Bespoken’s idea of using material science and data analytics for boozy maturation instead of toasting barrels and placing them in rickhouses certainly wins on speed, consistency and necessary real estate. Basically, the company is combining their tech with “microstaves” (essentially a toasted barrel deconstructed into 25,000 pieces) to craft spirits in under a week that seem like they’ve been aged for years. Bonus: No lost angel share.

The duo compare the process, a bit clinically, to both a Pantone color wheel and Dippin’ Dots, noting that with their tech they can precisely create 17 billion unique and precise combinations of flavor and aroma.

Bespoken Spirits founders Stu Aaron and Martin Janousek
Bespoken Spirits founders Stu Aaron and Martin Janousek
Bespoken Spirits

The company cites a few use cases: The tech has been used to help some craft distillers “tailor” both young and mature spirits to a specified profile, and it’s also helped a few retailers create custom booze brands from scratch. (During our Zoom call we were able to see and hear about a few of them in more detail, but were not given specific brand names.)

A more specific example: Bespoken helped a brand that had purchased 200,000 gallons of a Canadian whiskey they loved when they initially sampled it, but the full batch they received tasted wildly different. “So they asked us to refine spirit to that profile they fell in love with,” says Aaron.

The company is also working with breweries to help up-cycle expired or excess beer (because COVID) into whiskey.

The founding duo has also launched an actual line of spirits called Bespoken, which utilizes their technology sourced from barely aged hooch from drinks giant MGP. We tried a Bespoken whiskey distilled from a bourbon mash that was infused with American charred oak microstaves. It had a nutty profile that revealed hints of maple and caramel as it evolved. It reminded me a bit of peanut brittle, but also of a well whiskey that I used to know very well from a now-shuttered East Village bar.
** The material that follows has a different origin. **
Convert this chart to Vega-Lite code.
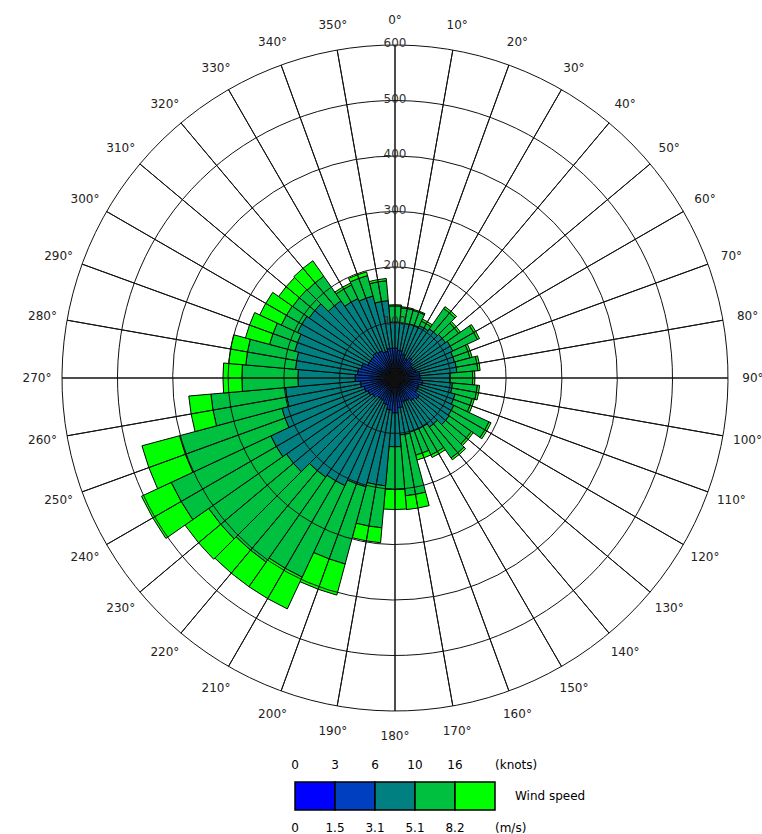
{
  "$schema": "https://vega.github.io/schema/vega-lite/v6.json",
  "padding": {"left": 14, "top": 0, "right": 0, "bottom": 0},
  "autosize": {"type": "pad"},
  "background": "white",
  "config": {"view": {"stroke": null}, "text": {"font": "DejaVu Sans", "fontSize": 12}},
  "spacing": 26,
  "center": true,
  "bounds": "flush",
  "datasets": {
    "wind": [
      {"dir":0,"cls":1,"n":16},{"dir":0,"cls":2,"n":38},{"dir":0,"cls":3,"n":47},{"dir":0,"cls":4,"n":29},{"dir":0,"cls":5,"n":2},
      {"dir":10,"cls":1,"n":16},{"dir":10,"cls":2,"n":34},{"dir":10,"cls":3,"n":50},{"dir":10,"cls":4,"n":27},{"dir":10,"cls":5,"n":2},
      {"dir":20,"cls":1,"n":14},{"dir":20,"cls":2,"n":31},{"dir":20,"cls":3,"n":56},{"dir":20,"cls":4,"n":25},{"dir":20,"cls":5,"n":2},
      {"dir":30,"cls":1,"n":14},{"dir":30,"cls":2,"n":25},{"dir":30,"cls":3,"n":65},{"dir":30,"cls":4,"n":9},{"dir":30,"cls":5,"n":4},
      {"dir":40,"cls":1,"n":14},{"dir":40,"cls":2,"n":31},{"dir":40,"cls":3,"n":63},{"dir":40,"cls":4,"n":45},{"dir":40,"cls":5,"n":4},
      {"dir":50,"cls":1,"n":14},{"dir":50,"cls":2,"n":25},{"dir":50,"cls":3,"n":72},{"dir":50,"cls":4,"n":29},{"dir":50,"cls":5,"n":4},
      {"dir":60,"cls":1,"n":14},{"dir":60,"cls":2,"n":22},{"dir":60,"cls":3,"n":79},{"dir":60,"cls":4,"n":49},{"dir":60,"cls":5,"n":4},
      {"dir":70,"cls":1,"n":14},{"dir":70,"cls":2,"n":25},{"dir":70,"cls":3,"n":72},{"dir":70,"cls":4,"n":29},{"dir":70,"cls":5,"n":4},
      {"dir":80,"cls":1,"n":14},{"dir":80,"cls":2,"n":31},{"dir":80,"cls":3,"n":67},{"dir":80,"cls":4,"n":38},{"dir":80,"cls":5,"n":4},
      {"dir":90,"cls":1,"n":16},{"dir":90,"cls":2,"n":29},{"dir":90,"cls":3,"n":54},{"dir":90,"cls":4,"n":41},{"dir":90,"cls":5,"n":4},
      {"dir":100,"cls":1,"n":16},{"dir":100,"cls":2,"n":34},{"dir":100,"cls":3,"n":54},{"dir":100,"cls":4,"n":45},{"dir":100,"cls":5,"n":4},
      {"dir":110,"cls":1,"n":16},{"dir":110,"cls":2,"n":29},{"dir":110,"cls":3,"n":67},{"dir":110,"cls":4,"n":32},{"dir":110,"cls":5,"n":4},
      {"dir":120,"cls":1,"n":16},{"dir":120,"cls":2,"n":29},{"dir":120,"cls":3,"n":72},{"dir":120,"cls":4,"n":70},{"dir":120,"cls":5,"n":4},
      {"dir":130,"cls":1,"n":16},{"dir":130,"cls":2,"n":38},{"dir":130,"cls":3,"n":65},{"dir":130,"cls":4,"n":49},{"dir":130,"cls":5,"n":4},
      {"dir":140,"cls":1,"n":16},{"dir":140,"cls":2,"n":34},{"dir":140,"cls":3,"n":58},{"dir":140,"cls":4,"n":68},{"dir":140,"cls":5,"n":4},
      {"dir":150,"cls":1,"n":16},{"dir":150,"cls":2,"n":29},{"dir":150,"cls":3,"n":56},{"dir":150,"cls":4,"n":52},{"dir":150,"cls":5,"n":5},
      {"dir":160,"cls":1,"n":16},{"dir":160,"cls":2,"n":29},{"dir":160,"cls":3,"n":56},{"dir":160,"cls":4,"n":43},{"dir":160,"cls":5,"n":9},
      {"dir":170,"cls":1,"n":18},{"dir":170,"cls":2,"n":36},{"dir":170,"cls":3,"n":49},{"dir":170,"cls":4,"n":110},{"dir":170,"cls":5,"n":25},
      {"dir":180,"cls":1,"n":18},{"dir":180,"cls":2,"n":45},{"dir":180,"cls":3,"n":61},{"dir":180,"cls":4,"n":77},{"dir":180,"cls":5,"n":36},
      {"dir":190,"cls":1,"n":18},{"dir":190,"cls":2,"n":40},{"dir":190,"cls":3,"n":137},{"dir":190,"cls":4,"n":76},{"dir":190,"cls":5,"n":27},
      {"dir":200,"cls":1,"n":18},{"dir":200,"cls":2,"n":32},{"dir":200,"cls":3,"n":153},{"dir":200,"cls":4,"n":144},{"dir":200,"cls":5,"n":58},
      {"dir":210,"cls":1,"n":16},{"dir":210,"cls":2,"n":29},{"dir":210,"cls":3,"n":169},{"dir":210,"cls":4,"n":182},{"dir":210,"cls":5,"n":63},
      {"dir":220,"cls":1,"n":16},{"dir":220,"cls":2,"n":29},{"dir":220,"cls":3,"n":173},{"dir":220,"cls":4,"n":187},{"dir":220,"cls":5,"n":54},
      {"dir":230,"cls":1,"n":16},{"dir":230,"cls":2,"n":34},{"dir":230,"cls":3,"n":189},{"dir":230,"cls":4,"n":171},{"dir":230,"cls":5,"n":52},
      {"dir":240,"cls":1,"n":18},{"dir":240,"cls":2,"n":36},{"dir":240,"cls":3,"n":193},{"dir":240,"cls":4,"n":198},{"dir":240,"cls":5,"n":59},
      {"dir":250,"cls":1,"n":18},{"dir":250,"cls":2,"n":40},{"dir":250,"cls":3,"n":153},{"dir":250,"cls":4,"n":191},{"dir":250,"cls":5,"n":70},
      {"dir":260,"cls":1,"n":18},{"dir":260,"cls":2,"n":45},{"dir":260,"cls":3,"n":135},{"dir":260,"cls":4,"n":135},{"dir":260,"cls":5,"n":40},
      {"dir":270,"cls":1,"n":18},{"dir":270,"cls":2,"n":54},{"dir":270,"cls":3,"n":103},{"dir":270,"cls":4,"n":101},{"dir":270,"cls":5,"n":34},
      {"dir":280,"cls":1,"n":18},{"dir":280,"cls":2,"n":50},{"dir":280,"cls":3,"n":112},{"dir":280,"cls":4,"n":90},{"dir":280,"cls":5,"n":31},
      {"dir":290,"cls":1,"n":18},{"dir":290,"cls":2,"n":45},{"dir":290,"cls":3,"n":124},{"dir":290,"cls":4,"n":47},{"dir":290,"cls":5,"n":45},
      {"dir":300,"cls":1,"n":16},{"dir":300,"cls":2,"n":38},{"dir":300,"cls":3,"n":140},{"dir":300,"cls":4,"n":32},{"dir":300,"cls":5,"n":43},
      {"dir":310,"cls":1,"n":16},{"dir":310,"cls":2,"n":38},{"dir":310,"cls":3,"n":135},{"dir":310,"cls":4,"n":36},{"dir":310,"cls":5,"n":31},
      {"dir":320,"cls":1,"n":16},{"dir":320,"cls":2,"n":41},{"dir":320,"cls":3,"n":113},{"dir":320,"cls":4,"n":54},{"dir":320,"cls":5,"n":34},
      {"dir":330,"cls":1,"n":16},{"dir":330,"cls":2,"n":38},{"dir":330,"cls":3,"n":104},{"dir":330,"cls":4,"n":27},{"dir":330,"cls":5,"n":4},
      {"dir":340,"cls":1,"n":16},{"dir":340,"cls":2,"n":34},{"dir":340,"cls":3,"n":103},{"dir":340,"cls":4,"n":38},{"dir":340,"cls":5,"n":7},
      {"dir":350,"cls":1,"n":16},{"dir":350,"cls":2,"n":38},{"dir":350,"cls":3,"n":86},{"dir":350,"cls":4,"n":36},{"dir":350,"cls":5,"n":4}
    ],
    "angles": [
      {"a":0,"lab":"0°"},{"a":10,"lab":"10°"},{"a":20,"lab":"20°"},{"a":30,"lab":"30°"},{"a":40,"lab":"40°"},{"a":50,"lab":"50°"},
      {"a":60,"lab":"60°"},{"a":70,"lab":"70°"},{"a":80,"lab":"80°"},{"a":90,"lab":"90°"},{"a":100,"lab":"100°"},{"a":110,"lab":"110°"},
      {"a":120,"lab":"120°"},{"a":130,"lab":"130°"},{"a":140,"lab":"140°"},{"a":150,"lab":"150°"},{"a":160,"lab":"160°"},{"a":170,"lab":"170°"},
      {"a":180,"lab":"180°"},{"a":190,"lab":"190°"},{"a":200,"lab":"200°"},{"a":210,"lab":"210°"},{"a":220,"lab":"220°"},{"a":230,"lab":"230°"},
      {"a":240,"lab":"240°"},{"a":250,"lab":"250°"},{"a":260,"lab":"260°"},{"a":270,"lab":"270°"},{"a":280,"lab":"280°"},{"a":290,"lab":"290°"},
      {"a":300,"lab":"300°"},{"a":310,"lab":"310°"},{"a":320,"lab":"320°"},{"a":330,"lab":"330°"},{"a":340,"lab":"340°"},{"a":350,"lab":"350°"}
    ],
    "rings": [{"r":100},{"r":200},{"r":300},{"r":400},{"r":500},{"r":600}],
    "legend": [
      {"k":1,"kn":"0","ms":"0"},{"k":2,"kn":"3","ms":"1.5"},{"k":3,"kn":"6","ms":"3.1"},{"k":4,"kn":"10","ms":"5.1"},{"k":5,"kn":"16","ms":"8.2"}
    ],
    "one": [{"u":1}]
  },
  "vconcat": [
    {
      "width": 762,
      "height": 756,
      "layer": [
        {
          "data": {"name": "wind"},
          "transform": [
            {"bin": {"step": 10, "extent": [-5, 355], "nice": false}, "field": "dir", "as": ["d0", "d1"]},
            {"stack": "n", "groupby": ["dir"], "sort": [{"field": "cls", "order": "ascending"}], "as": ["r0", "r1"]}
          ],
          "mark": {"type": "arc", "stroke": "#000000", "strokeWidth": 1},
          "encoding": {
            "theta": {"field": "d0", "type": "quantitative", "stack": null, "scale": {"type": "linear", "domain": [-5, 355], "range": [-0.0872665, 6.1959188], "nice": false, "zero": false}},
            "theta2": {"field": "d1"},
            "radius": {"field": "r1", "type": "quantitative", "stack": null, "scale": {"type": "linear", "domain": [0, 600], "range": [0, 333], "nice": false, "zero": true}},
            "radius2": {"field": "r0"},
            "color": {"field": "cls", "type": "ordinal", "scale": {"domain": [1, 2, 3, 4, 5], "range": ["#0000FF", "#0040C0", "#008080", "#00C040", "#00FF00"]}, "legend": null}
          }
        },
        {
          "data": {"name": "rings"},
          "mark": {"type": "arc", "filled": false, "stroke": "#111111", "strokeWidth": 1},
          "encoding": {
            "theta": {"datum": -5, "type": "quantitative", "stack": null},
            "theta2": {"datum": 356},
            "radius": {"field": "r", "type": "quantitative", "stack": null}
          }
        },
        {
          "data": {"name": "angles"},
          "mark": {"type": "arc", "filled": false, "stroke": "#111111", "strokeWidth": 1},
          "encoding": {
            "theta": {"field": "a", "type": "quantitative", "stack": null},
            "theta2": {"field": "a"},
            "radius": {"datum": 600, "type": "quantitative", "stack": null},
            "radius2": {"datum": 0}
          }
        },
        {
          "data": {"name": "angles"},
          "mark": {"type": "text", "color": "#222222", "align": "center", "baseline": "middle"},
          "encoding": {
            "theta": {"field": "a", "type": "quantitative", "stack": null},
            "radius": {"datum": 645, "type": "quantitative", "stack": null},
            "text": {"field": "lab"}
          }
        },
        {
          "data": {"name": "rings"},
          "mark": {"type": "text", "color": "#333333", "align": "center", "baseline": "middle", "dy": -2},
          "encoding": {
            "theta": {"datum": 0, "type": "quantitative", "stack": null},
            "radius": {"field": "r", "type": "quantitative", "stack": null},
            "text": {"field": "r", "type": "quantitative"}
          }
        }
      ]
    },
    {
      "width": 200,
      "height": 28,
      "layer": [
        {
          "data": {"name": "legend"},
          "mark": {"type": "rect", "stroke": "#000000", "strokeWidth": 1.5},
          "encoding": {
            "x": {"field": "k", "type": "ordinal", "scale": {"paddingInner": 0, "paddingOuter": 0}, "axis": null},
            "color": {"field": "k", "type": "ordinal", "scale": {"domain": [1, 2, 3, 4, 5], "range": ["#0000FF", "#0040C0", "#008080", "#00C040", "#00FF00"]}, "legend": null}
          }
        },
        {
          "data": {"name": "legend"},
          "mark": {"type": "text", "dy": -31, "color": "#000000"},
          "encoding": {
            "x": {"field": "k", "type": "ordinal", "bandPosition": 0},
            "text": {"field": "kn"}
          }
        },
        {
          "data": {"name": "legend"},
          "mark": {"type": "text", "dy": 32, "color": "#000000"},
          "encoding": {
            "x": {"field": "k", "type": "ordinal", "bandPosition": 0},
            "text": {"field": "ms"}
          }
        },
        {
          "data": {"name": "one"},
          "mark": {"type": "text", "text": "(knots)", "dy": -31, "align": "left", "color": "#000000"},
          "encoding": {"x": {"value": "width"}}
        },
        {
          "data": {"name": "one"},
          "mark": {"type": "text", "text": "(m/s)", "dy": 32, "align": "left", "color": "#000000"},
          "encoding": {"x": {"value": "width"}}
        },
        {
          "data": {"name": "one"},
          "mark": {"type": "text", "text": "Wind speed", "dx": 20, "align": "left", "color": "#000000"},
          "encoding": {"x": {"value": "width"}}
        }
      ]
    }
  ]
}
It’s not a flavor profile I love, and it did taste a bit young. But had you placed it before me in a blind tasting, I wouldn’t have guessed it was a whiskey speed-crafted via some crazy technology. It also did fine in an Old Fashioned, where I used a 1:1 honey syrup and two types of bitters.

Conversely, since the company had mentioned Maker’s Mark as a comparison due to that brand’s work with staves, I tested it against the recent MM Wood Finishing Series 2020 Limited Release. For now, the imprecise nature of aging is still a clear winner.

Bespoken Spirits
A pour of Bespoken Spirits’s whiskey; brand investor Derek Jeter
Kirk Miller; Courtesy of Bespoken Spirits

Bespoken does have one big name fan already: Derek Jeter is an early investor. “Derek and I had worked together in the past, when he was starting The Player’s Tribune,” says Aaron. “He’s an advisor, a brand ambassador and he’s offered a lot of feedback.” Aaron notes that the baseball icon’s interest is probably “more about company tech and innovation” and not about “liking any particular spirit or taste profile.”

“I’m committed to partnering with innovative companies that disrupt the status quo in a positive way,” said Jeter in a statement. “With sustainability at its core, Bespoken levels the playing field for craft breweries and distilleries, retailers and sports and entertainment entrepreneurs to create premium spirits brands quickly and ecologically.”

To credit Bespoken, it’s already racked up nearly two dozen awards at six different tasting events (via its own product and ones they’ve helped develop with other distilleries), including a rum they hadn’t even conceived until two weeks before one competition’s deadline.

In the end, Bespoken might serve best as a hidden but eminently useful piece of technology for established, old-school distilleries who need to make some discreet adjustments or want to test out a flavor profile (side note: there is plenty of precision, science and technology at a major distillery — it’s not all romance and intuition).

In a way, the Bespoken team agrees with this assessment. “We’re happy to be behind the scenes,” says Aaron. “And I our customers want us there.”